The behaviour of $\operatorname{Im}(!n)$

Question

What's going on with the behaviour of the subfactorial's imaginary part? Background: Out of curiosity I tried to construct some recurrence relations using the Pochhammer symbol and out of those came some subfactorials. For example:

$$a_{n+1}=a_n+(3)_n=a_n+3(3+1)(3+2)...(3+n-1).$$

Mathematica gave me:

$a_n$ = $1/2 (-1)^n$ Gamma[$n+3$] Subfactorial[$-n-3$]$-$Subfactorial[$-3$].

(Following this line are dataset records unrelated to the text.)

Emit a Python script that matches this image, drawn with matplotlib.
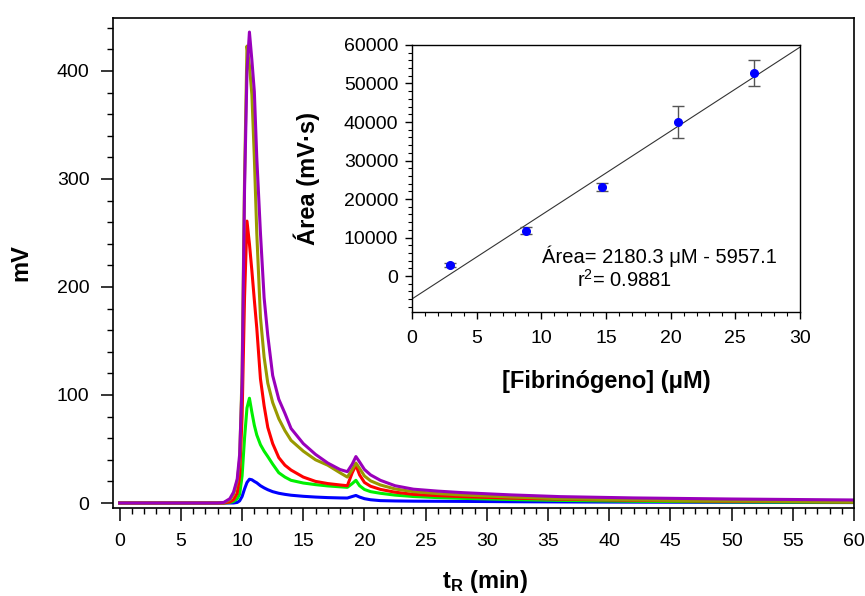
import matplotlib
matplotlib.use("Agg")
import matplotlib.pyplot as plt
from matplotlib.ticker import MultipleLocator

plt.rcParams['font.family'] = ['Liberation Sans', 'DejaVu Sans']
plt.rcParams['mathtext.fontset'] = 'custom'
plt.rcParams['mathtext.rm'] = 'Liberation Sans'
plt.rcParams['mathtext.bf'] = 'Liberation Sans:bold'
plt.rcParams['mathtext.it'] = 'Liberation Sans:italic'

# Chromatograms (mV vs retention time, min)
t = [0, 8.0, 8.5, 9.0, 9.3, 9.6, 9.8, 10.0, 10.2, 10.4, 10.6, 10.8, 11.0, 11.2,
     11.5, 11.8, 12.1, 12.5, 13.0, 13.5, 14.0, 15.0, 16.0, 17.0, 18.0, 18.6,
     19.0, 19.3, 19.6, 20.0, 20.5, 21.3, 22.5, 24.0, 26.0, 28.0, 32.0, 36.0,
     42.0, 50.0, 60.0]

blue = [0, 0, 0, 0, 0, 0.5, 2, 6, 13, 19, 22, 21.5, 20, 18.7,
        16, 14, 12.3, 10.5, 9, 8, 7.2, 6.2, 5.5, 5, 4.7, 4.6,
        6, 7, 5.5, 4, 3, 2.2, 1.9, 1.7, 1.6, 1.5, 1.2, 1.0,
        0.8, 0.6, 0.4]
green = [0, 0, 0, 0.5, 1.5, 4, 8, 25, 60, 88, 97, 84, 72, 63,
         54, 48, 43, 36, 28, 24, 21, 18.5, 17, 15.8, 15, 14.5,
         18, 21, 16, 12.5, 10.5, 9, 7.3, 6, 5, 4.3, 3.2, 2.4,
         1.6, 1.0, 0.6]
red = [0, 0, 0, 1, 3, 9, 25, 80, 190, 261, 240, 215, 188, 162,
       115, 90, 70, 55, 42, 35, 30.5, 24, 20, 18, 16.7, 16,
       28, 35, 26, 19, 15.5, 12.6, 10, 8, 6.8, 5.9, 4.5, 3.5,
       2.5, 1.6, 1.0]
olive = [0, 0, 0.3, 3, 8, 20, 40, 120, 300, 423, 405, 378, 320, 250,
         172, 135, 111, 93, 78, 67, 58, 48, 40, 35, 28, 24,
         31, 37, 32, 25, 20.5, 16.7, 13, 10.5, 8.7, 7.4, 5.5, 4,
         2.8, 1.8, 1.0]
purple = [0, 0, 0.5, 4, 10, 22, 45, 110, 290, 400, 436, 410, 381, 320,
          250, 190, 155, 118, 96, 83, 69, 55, 45, 37, 31, 29,
          36, 43, 38, 31, 26, 21, 16, 12.8, 11, 9.6, 7.5, 5.9,
          4.7, 3.7, 2.8]

# Calibration: peak area vs fibrinogen concentration
conc = [2.94, 8.82, 14.69, 20.6, 26.47]
area = [2860, 11700, 23120, 40000, 52800]
area_err = [450, 900, 1000, 4200, 3400]
slope, intercept = 2180.3, -5957.1
r2 = 0.9881

fig = plt.figure(figsize=(8.65, 5.96), dpi=100)
ax = fig.add_axes([0.1306, 0.1477, 0.8567, 0.8221])

ax.plot(t, blue, color="#0000ff", lw=2.2)
ax.plot(t, green, color="#00f000", lw=2.2)
ax.plot(t, red, color="#ff0000", lw=2.2)
ax.plot(t, olive, color="#999900", lw=2.2)
ax.plot(t, purple, color="#9900bb", lw=2.2)

ax.set_xlim(-0.55, 60)
ax.set_ylim(-4.6, 449)
ax.xaxis.set_major_locator(MultipleLocator(5))
ax.xaxis.set_minor_locator(MultipleLocator(1))
ax.yaxis.set_major_locator(MultipleLocator(100))
ax.yaxis.set_minor_locator(MultipleLocator(20))
ax.tick_params(which='major', length=9, width=1.1, labelsize=14, pad=8)
ax.tick_params(which='minor', length=4.5, width=1.0)
ax.tick_params(axis='x', which='major', pad=9)
for s in ax.spines.values():
    s.set_linewidth(1.2)

ax.set_xlabel(r'$\mathbf{t_R}$ (min)', fontsize=17, fontweight='bold')
ax.xaxis.set_label_coords(0.502, -0.122)
ax.set_ylabel('mV', fontsize=17, fontweight='bold')
ax.yaxis.set_label_coords(-0.109, 0.5)

# Inset with the calibration curve
ins = fig.add_axes([0.4763, 0.4765, 0.4486, 0.448])
xs = [0, 30]
ins.plot(xs, [slope * x + intercept for x in xs], color="#333333", lw=0.8)
ins.errorbar(conc, area, yerr=area_err, fmt='o', color="#0000ff", ms=5.5,
             ecolor="#555555", elinewidth=1, capsize=4, capthick=1)
ins.set_xlim(0, 30)
ins.set_ylim(-9350, 60000)
ins.xaxis.set_major_locator(MultipleLocator(5))
ins.xaxis.set_minor_locator(MultipleLocator(1))
ins.yaxis.set_major_locator(MultipleLocator(10000))
ins.yaxis.set_minor_locator(MultipleLocator(2000))
ins.tick_params(which='major', length=5, width=1, labelsize=14, pad=5)
ins.tick_params(which='minor', length=3, width=0.8)
ins.tick_params(axis='x', which='major', pad=8)
for s in ins.spines.values():
    s.set_linewidth(1.0)

ins.text(10.05, 3377, u'Área= %.1f \u03bcM - %.1f' % (slope, -intercept), fontsize=14.5)
ins.text(12.76, -2857, r'r$^2$= %.4f' % r2, fontsize=14.5)

ins.set_ylabel(u'Área (mV·s)', fontsize=17, fontweight='bold')
ins.yaxis.set_label_coords(-0.237, 0.5)
ins.set_xlabel(u'[Fibrinógeno] (\u03bcM)', fontsize=17, fontweight='bold')
ins.xaxis.set_label_coords(0.5, -0.217)

fig.savefig("out.png", dpi=100)
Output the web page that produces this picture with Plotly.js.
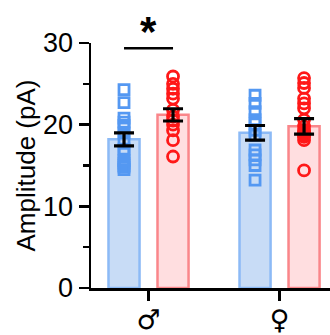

Not having seen seen negative subfactorials before I googled "negative subfactorial" or "subfactorial of negative numbers" and some similar phrases, which gave 0 hits. Here's a plot:

I also plotted the Gamma function (just to have something to relate to). So, I don't understand the behaviour of the imaginary part. Looking closer at the values of $\operatorname{Im}(!n)$ it appears that

$$\sum _{n=-\infty}^0 \operatorname{Im}(!n)=-\frac{\pi}{e^2}.$$

Anyone who can shed some light on this? Some intuition? Better methods of visualization?

Answer 1

Mathematica obviously defines subfactorial (cf. Eq. $(4)$ here) of an arbitrary complex number $s$ as $$ !s=\frac{\Gamma(s+1,-1)}{e},\tag1 $$ where $\Gamma(s,z)$ is the upper incomplete gamma function. The expression for the function for integer negative $s$ can be found here and reads for $z=-1$: $$ \Gamma(-n,-1) =\frac{(-1)^{n+1}}{n!}\left[i\pi+\operatorname{Ei}(1)-e\sum_{k=0}^{n-1}k!\right],\tag2 $$ where $\operatorname{Ei}(z)$ is the exponential integral.

Thus, $$ \operatorname{Im}\; !(-n)=\frac{(-1)^{n}}{(n-1)!}\frac\pi e $$ and the summation formula: $$ \sum_{n=1}^\infty \operatorname{Im}\; !(-n)=-\frac{\pi}{e^2} $$ immediately follows.